Apache Hadoop Hive

The Apache Hadoop Hive connector allows you to access the Apache Hadoop file system and supports both Hive1 and Hive2 servers.

NOTE: Starting 16.2, this connector is deprecated. The Database connector or JDBC Database connector should be used. Existing workbooks will continue to operate for this 16.2 release, but connectivity will need to be migrated for subsequent releases.

 

Using Apache Hadoop Hive

  1. Launch the Connect to Data dialog and then select Hadoop Hive.

The Hadoop Hive Connection dialog displays.

  1. Provide the hostname, user ID, and password required to connect to the Hive database you wish to access. If the port you wish to use is different from the default port, change the default value to the correct one.

  2. From the Hive server type drop-down, choose if you want the connector to autodetect the type of server to connect to or connect to a Hive1 or Hive2 server.

  3. Specify other connection options if desired, making sure to separate individual connection strings by a semi-colon.

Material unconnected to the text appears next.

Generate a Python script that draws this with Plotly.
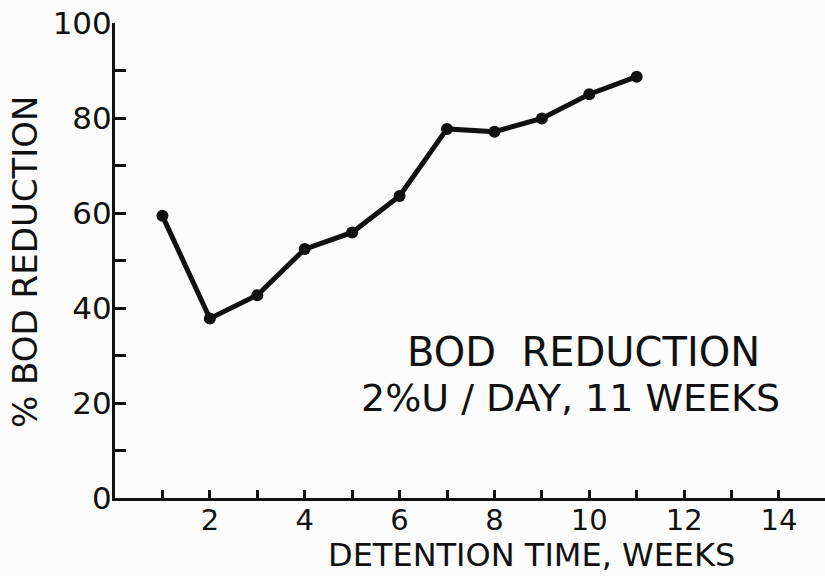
import plotly.graph_objects as go

# Data
weeks = [1, 2, 3, 4, 5, 6, 7, 8, 9, 10, 11]
bod_reduction = [59.4, 37.8, 42.7, 52.4, 55.9, 63.6, 77.7, 77.1, 79.9, 85.0, 88.7]

x_tickvals = [1, 2, 3, 4, 5, 6, 7, 8, 9, 10, 11, 12, 13, 14]
x_ticktext = ["", "2", "", "4", "", "6", "", "8", "", "10", "", "12", "", "14"]
y_tickvals = [0, 10, 20, 30, 40, 50, 60, 70, 80, 90, 100]
y_ticktext = ["0", "", "20", "", "40", "", "60", "", "80", "", "100"]

x_title = "DETENTION TIME, WEEKS"
y_title = "% BOD REDUCTION"
note_line1 = "BOD  REDUCTION"
note_line2 = "2%U / DAY, 11 WEEKS"

INK = "#111111"
FONT = "DejaVu Sans"

fig = go.Figure()
fig.add_trace(go.Scatter(
    x=weeks, y=bod_reduction, mode="lines+markers",
    line=dict(color=INK, width=5),
    marker=dict(color=INK, size=12),
    showlegend=False, hoverinfo="skip",
))

fig.update_layout(
    width=825, height=576,
    margin=dict(l=115, r=0, t=23, b=78, autoexpand=False),
    paper_bgcolor="#fbfbfb", plot_bgcolor="#fbfbfb",
    font=dict(family=FONT, color=INK),
    xaxis=dict(
        range=[0, 14.97], showgrid=False, zeroline=False, automargin=False,
        showline=True, linecolor=INK, linewidth=3,
        tickmode="array", tickvals=x_tickvals, ticktext=x_ticktext,
        ticks="inside", ticklen=8, tickwidth=2.5, tickcolor=INK,
        tickfont=dict(size=29, family=FONT, color=INK),
        ticklabelstandoff=-6,
    ),
    yaxis=dict(
        range=[0, 100], showgrid=False, zeroline=False, automargin=False,
        showline=True, linecolor=INK, linewidth=3,
        tickmode="array", tickvals=y_tickvals, ticktext=y_ticktext,
        ticks="inside", ticklen=11, tickwidth=2.5, tickcolor=INK,
        tickfont=dict(size=31, family=FONT, color=INK),
        ticklabelstandoff=-6,
    ),
    annotations=[
        dict(text=x_title, xref="paper", yref="paper", x=(531 - 115) / 710, y=-(555 - 498) / 475,
             showarrow=False, xanchor="center", yanchor="middle",
             font=dict(size=32, family=FONT, color=INK)),
        dict(text=y_title, xref="paper", yref="paper", x=-(115 - 25) / 710, y=(498 - 262) / 475,
             showarrow=False, xanchor="center", yanchor="middle", textangle=-90,
             font=dict(size=34, family=FONT, color=INK)),
        dict(text=note_line1, xref="paper", yref="paper", x=(583 - 115) / 710, y=(498 - 352) / 475,
             showarrow=False, xanchor="center", yanchor="middle",
             font=dict(size=40, family=FONT, color=INK)),
        dict(text=note_line2, xref="paper", yref="paper", x=(570 - 115) / 710, y=(498 - 398) / 475,
             showarrow=False, xanchor="center", yanchor="middle",
             font=dict(size=38, family=FONT, color=INK)),
    ],
)

# Remove the browser's default 8px body margin so the figure fills the window exactly.
fig.write_html("out.html", config={"displayModeBar": False},
               post_script="document.body.style.margin='0';")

The following table lists the connection string attributes supported by the Apache Hive driver.

Attribute (Short Name)

Default

ArraySize (AS)

50000

AuthenticationMethod (AM)

0 - User ID/Password

CryptoLibName (CLN)

Empty string

CryptoProtocolVersion (CPV)

TLSv1.2, TLSv1.1, TLSv1,SSLv3

Database (DB)

default

DataSourceName (DSN)

None

Description (n/a)

None

DefaultLongDataBuffLen (DLDBL)

1024

EnableDescribeParam (EDP)

0 (Disabled)

EncryptionMethod (EM)

0 (No Encryption)

GSSClient (GSSC)

native

HostName (HOST)

None

HostNameInCertificate (HNIC)

None

KeepAlive (KA)

Disabled

KeyPassword (KP)

None

Keystore (KS)

None

KeystorePassword (KSP)

None

LoginTimeout (LT)

30

LogonID (UID)

None

MaxVarcharSize (MVS)

2147483647

PortNumber (PORT)

10000

ProxyUser (PU)

None

RemoveColumnQualifiers (RCQ)

0 (Disabled)

ServicePrincipalName (SPN)

None

SSLLibName (SLN)

Empty string

StringDescribeType (SDT)

12 - SQL_VARCHAR

TransactionMode (TM)

0 (No Transactions)

Truststore (TS)

None

TruststorePassword (TSP)

None

UseCurrentSchema (UCS)

0 (Disabled)

UseNativeCatalogFunctions (UNCF)

0 (Disabled)

ValidateServerCertificate (VSC)

1 (Enabled)

WireProtocolVersion (WPV)

0 - AutoDetect

 

  1. You can either:

  1. The easiest way to select a table and/or view to load is by choosing from a set of predefined tables and views. To do so, ensure that the Tables & Views radio button is selected. If you wish to manually construct a SQL query to pull and load data, ensure that the Query button is selected. Once either a table or view or a query has been selected, the OK button at the bottom of the dialog is enabled.

  2. Click Load Tables to load a list of predefined tables or views. This list can be filtered by entering an appropriate string in the Search Tables search box.

You can also add a duplicate column.

  1. Select a table to display the available columns in the Search Columns list. Once a table has been selected, the Query text box is updated to reveal the results of a SELECT * FROM TABLE query. Any other selection made updates the Query text box accordingly.

  2. Select the columns to add to your data table by checking their corresponding Output Column box.

  3. If you wish to parameterize a specific column, check the Parameterize checkbox and, in the dropdowns that display, select the desired value.

  1. If the data returned is to be aggregated, check the Aggregate checkbox.

  2. The time zone of input parameters and output data is, by default, unchanged. Changing the time zone is supported by using the Timezone list box based on the assumption that data are stored in UTC time and outputs are presented in the selected time zone.

  1. Check the box for Enable on-demand queries if you would like to enable this function.

  2. Click OK to confirm the selection and retrieve the record set into Panopticon Designer (Desktop).

The flat record set corresponding to the executed SQL is returned from the source database and displayed in Data Prep with the database name as the title and all fields listed displayed in Data Source Preview.

  1. If you wish to make changes to your fields, you may do so now and then click OK when you are finished. If you do not wish to make any changes to your data, simply select the OK button.

The data set you specified is added as a new data table.